思うに、晋書編者は、女王国都名、共立など、自身が些末と判断した事項は略しています。
同様に、些末と見たであろう(景初)遣使年次や公孫氏討滅との後先(あとさき)は明記されてないので、そのように示唆すらされていない事項を安易に勝手読みして持論補強に援用すべきではありません。
なお、余り触れている例は見ませんが、そのような略記の流れの中で、「女子」が、ことさら温存されて明記されているのは、私見によれば重視すべきです。
〇結語
晋書倭人伝の解釈については、従来、牽強付会の強引な読解が多かったので、この際、当ブログの方針に従い、丁寧な読解を試みたものです。

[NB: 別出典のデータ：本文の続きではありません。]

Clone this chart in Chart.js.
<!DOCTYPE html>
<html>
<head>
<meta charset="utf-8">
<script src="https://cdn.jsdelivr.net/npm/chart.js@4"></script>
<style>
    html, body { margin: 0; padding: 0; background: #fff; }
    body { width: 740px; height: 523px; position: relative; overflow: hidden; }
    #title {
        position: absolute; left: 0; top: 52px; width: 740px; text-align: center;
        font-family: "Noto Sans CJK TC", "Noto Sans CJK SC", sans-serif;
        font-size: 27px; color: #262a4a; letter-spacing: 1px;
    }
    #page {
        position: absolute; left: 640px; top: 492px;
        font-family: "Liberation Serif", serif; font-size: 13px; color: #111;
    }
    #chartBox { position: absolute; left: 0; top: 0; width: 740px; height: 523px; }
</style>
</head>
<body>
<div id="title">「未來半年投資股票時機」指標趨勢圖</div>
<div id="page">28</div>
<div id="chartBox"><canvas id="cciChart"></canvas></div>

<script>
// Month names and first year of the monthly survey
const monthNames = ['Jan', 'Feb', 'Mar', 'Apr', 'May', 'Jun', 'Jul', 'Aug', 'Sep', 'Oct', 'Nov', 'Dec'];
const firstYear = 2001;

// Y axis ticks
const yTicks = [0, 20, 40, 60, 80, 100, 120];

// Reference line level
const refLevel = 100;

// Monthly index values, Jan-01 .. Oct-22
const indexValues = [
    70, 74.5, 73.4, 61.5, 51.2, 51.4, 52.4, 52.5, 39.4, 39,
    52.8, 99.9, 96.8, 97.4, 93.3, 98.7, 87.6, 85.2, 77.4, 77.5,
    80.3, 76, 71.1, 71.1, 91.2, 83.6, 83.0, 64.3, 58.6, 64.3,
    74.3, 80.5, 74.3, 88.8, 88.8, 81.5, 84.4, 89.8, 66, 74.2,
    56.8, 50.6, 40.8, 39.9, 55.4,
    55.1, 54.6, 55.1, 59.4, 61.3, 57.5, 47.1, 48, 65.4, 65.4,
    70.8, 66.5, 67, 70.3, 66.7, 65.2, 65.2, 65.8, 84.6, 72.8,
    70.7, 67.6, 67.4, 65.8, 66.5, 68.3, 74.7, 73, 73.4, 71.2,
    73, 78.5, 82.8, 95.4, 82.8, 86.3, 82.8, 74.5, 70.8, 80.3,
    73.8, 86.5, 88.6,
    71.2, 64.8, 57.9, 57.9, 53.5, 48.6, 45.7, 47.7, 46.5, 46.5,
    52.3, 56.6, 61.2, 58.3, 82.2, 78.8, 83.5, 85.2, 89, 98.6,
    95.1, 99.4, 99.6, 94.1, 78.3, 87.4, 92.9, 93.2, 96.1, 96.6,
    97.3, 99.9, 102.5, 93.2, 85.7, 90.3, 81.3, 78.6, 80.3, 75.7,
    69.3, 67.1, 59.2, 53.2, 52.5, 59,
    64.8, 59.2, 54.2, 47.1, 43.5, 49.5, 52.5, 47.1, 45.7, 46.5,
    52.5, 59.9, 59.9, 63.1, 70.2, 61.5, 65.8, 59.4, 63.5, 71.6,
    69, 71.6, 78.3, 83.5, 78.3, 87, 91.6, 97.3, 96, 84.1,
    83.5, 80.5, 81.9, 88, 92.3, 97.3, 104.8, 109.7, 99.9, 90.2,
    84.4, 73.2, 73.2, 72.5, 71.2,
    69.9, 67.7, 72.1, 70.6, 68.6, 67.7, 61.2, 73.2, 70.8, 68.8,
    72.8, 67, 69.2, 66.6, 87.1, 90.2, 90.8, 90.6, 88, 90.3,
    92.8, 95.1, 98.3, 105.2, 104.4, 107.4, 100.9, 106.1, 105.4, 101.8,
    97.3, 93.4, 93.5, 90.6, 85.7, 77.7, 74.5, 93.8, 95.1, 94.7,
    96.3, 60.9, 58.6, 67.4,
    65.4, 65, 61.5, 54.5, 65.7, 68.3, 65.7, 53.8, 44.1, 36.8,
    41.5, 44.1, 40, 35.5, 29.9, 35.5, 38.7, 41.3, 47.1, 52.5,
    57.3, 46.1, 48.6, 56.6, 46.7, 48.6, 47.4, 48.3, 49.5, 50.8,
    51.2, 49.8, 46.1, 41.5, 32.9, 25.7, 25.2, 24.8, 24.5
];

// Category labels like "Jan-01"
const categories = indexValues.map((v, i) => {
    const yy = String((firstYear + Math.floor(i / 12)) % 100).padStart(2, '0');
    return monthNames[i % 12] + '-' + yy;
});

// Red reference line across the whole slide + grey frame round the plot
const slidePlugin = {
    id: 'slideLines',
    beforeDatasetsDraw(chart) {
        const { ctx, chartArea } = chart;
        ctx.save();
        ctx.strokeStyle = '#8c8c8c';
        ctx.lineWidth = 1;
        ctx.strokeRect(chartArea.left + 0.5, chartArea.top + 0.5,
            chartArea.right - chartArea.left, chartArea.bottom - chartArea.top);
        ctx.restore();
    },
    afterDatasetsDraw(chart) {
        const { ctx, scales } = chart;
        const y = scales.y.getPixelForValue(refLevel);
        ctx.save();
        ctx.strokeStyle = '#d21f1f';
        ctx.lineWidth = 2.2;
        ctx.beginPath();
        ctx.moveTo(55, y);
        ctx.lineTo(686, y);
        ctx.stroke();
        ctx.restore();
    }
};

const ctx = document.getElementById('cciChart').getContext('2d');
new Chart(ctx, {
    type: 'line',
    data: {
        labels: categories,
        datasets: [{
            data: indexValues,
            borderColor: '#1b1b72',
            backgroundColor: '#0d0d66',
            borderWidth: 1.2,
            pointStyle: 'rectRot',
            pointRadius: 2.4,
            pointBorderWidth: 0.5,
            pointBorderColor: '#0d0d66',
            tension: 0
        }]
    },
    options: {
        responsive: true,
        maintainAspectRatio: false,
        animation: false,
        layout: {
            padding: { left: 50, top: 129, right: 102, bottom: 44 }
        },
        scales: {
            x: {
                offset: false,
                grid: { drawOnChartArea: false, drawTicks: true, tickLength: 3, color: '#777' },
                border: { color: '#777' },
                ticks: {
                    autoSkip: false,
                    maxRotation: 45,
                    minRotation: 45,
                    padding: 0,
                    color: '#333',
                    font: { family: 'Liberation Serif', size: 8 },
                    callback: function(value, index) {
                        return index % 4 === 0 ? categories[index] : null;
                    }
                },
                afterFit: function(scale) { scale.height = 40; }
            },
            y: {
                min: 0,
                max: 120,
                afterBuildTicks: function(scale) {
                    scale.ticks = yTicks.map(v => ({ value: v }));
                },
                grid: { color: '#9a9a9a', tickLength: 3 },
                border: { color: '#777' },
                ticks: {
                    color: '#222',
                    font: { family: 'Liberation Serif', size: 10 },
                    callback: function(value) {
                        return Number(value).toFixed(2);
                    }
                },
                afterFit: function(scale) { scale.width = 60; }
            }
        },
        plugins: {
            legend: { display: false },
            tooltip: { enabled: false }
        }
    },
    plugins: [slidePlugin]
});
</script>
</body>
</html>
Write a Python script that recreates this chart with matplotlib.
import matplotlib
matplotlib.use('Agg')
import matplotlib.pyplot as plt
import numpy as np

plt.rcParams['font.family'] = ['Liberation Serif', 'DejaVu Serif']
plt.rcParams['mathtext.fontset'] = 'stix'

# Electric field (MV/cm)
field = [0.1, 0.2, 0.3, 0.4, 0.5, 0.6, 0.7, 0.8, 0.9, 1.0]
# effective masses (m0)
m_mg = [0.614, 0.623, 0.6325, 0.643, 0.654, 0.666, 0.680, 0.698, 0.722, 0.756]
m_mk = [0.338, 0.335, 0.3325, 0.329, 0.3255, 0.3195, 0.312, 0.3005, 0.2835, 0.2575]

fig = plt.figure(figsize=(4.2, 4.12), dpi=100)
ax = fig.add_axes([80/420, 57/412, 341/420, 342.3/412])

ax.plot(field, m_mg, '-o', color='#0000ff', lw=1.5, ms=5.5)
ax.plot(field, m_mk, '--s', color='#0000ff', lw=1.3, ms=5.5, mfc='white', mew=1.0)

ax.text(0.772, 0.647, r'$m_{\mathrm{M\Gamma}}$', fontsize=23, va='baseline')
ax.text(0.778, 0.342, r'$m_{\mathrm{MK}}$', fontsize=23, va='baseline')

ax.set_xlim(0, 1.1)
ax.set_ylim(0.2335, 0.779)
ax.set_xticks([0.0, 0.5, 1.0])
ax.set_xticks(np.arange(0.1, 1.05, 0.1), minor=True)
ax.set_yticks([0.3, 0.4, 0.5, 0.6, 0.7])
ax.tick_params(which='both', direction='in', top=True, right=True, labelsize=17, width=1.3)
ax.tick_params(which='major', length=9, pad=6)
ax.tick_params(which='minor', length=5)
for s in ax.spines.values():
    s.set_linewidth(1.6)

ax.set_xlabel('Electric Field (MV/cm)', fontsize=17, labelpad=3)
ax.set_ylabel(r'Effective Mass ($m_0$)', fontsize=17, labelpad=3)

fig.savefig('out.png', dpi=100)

あくまで、一私人の意見ですので、そのように理解いただきたいのです。
なお、晋書四夷伝は、倭人伝に限らず、ほぼ西晋記事で尽き、亡国南遷後の東晋の四夷記事は大変貧弱であり、言うならば「西晋書」四夷伝です。加うるに、西晋時代も、西域交流は数度の来貢に尽きてしまい、後は、前世記事の使い回しで何とか紙数を稼いでいる始末です。何しろ、魏代の西域記事は、魏志西域伝が成り立たなかったほど貧弱ですから、何ともお粗末なものです。
追記:以上、つい筆が走ってしまったので、言葉を足すものです。
晋の四夷記事には東夷来貢記事が多いのですが、それは、魏の楽浪、帯方両郡回収の恩恵を被った西晋時代のことです。帯方郡にすれば、馬韓、秦漢、弁辰の領域は、いわばお膝元であるので、それこそ、一年一貢に近い頻度で、各国使節の山東半島経由の洛陽参詣が行われたようです。但し、これも、四世紀初頭の滅亡に至る両郡の衰退、そして、最後は晋朝の南遷のため、東夷の晋朝貢献は、ほぼ消滅したのです。
いや、新興の百済は、一貫して南朝と親交を結んだようですが、何しろ、建康への交通は困難だったのです。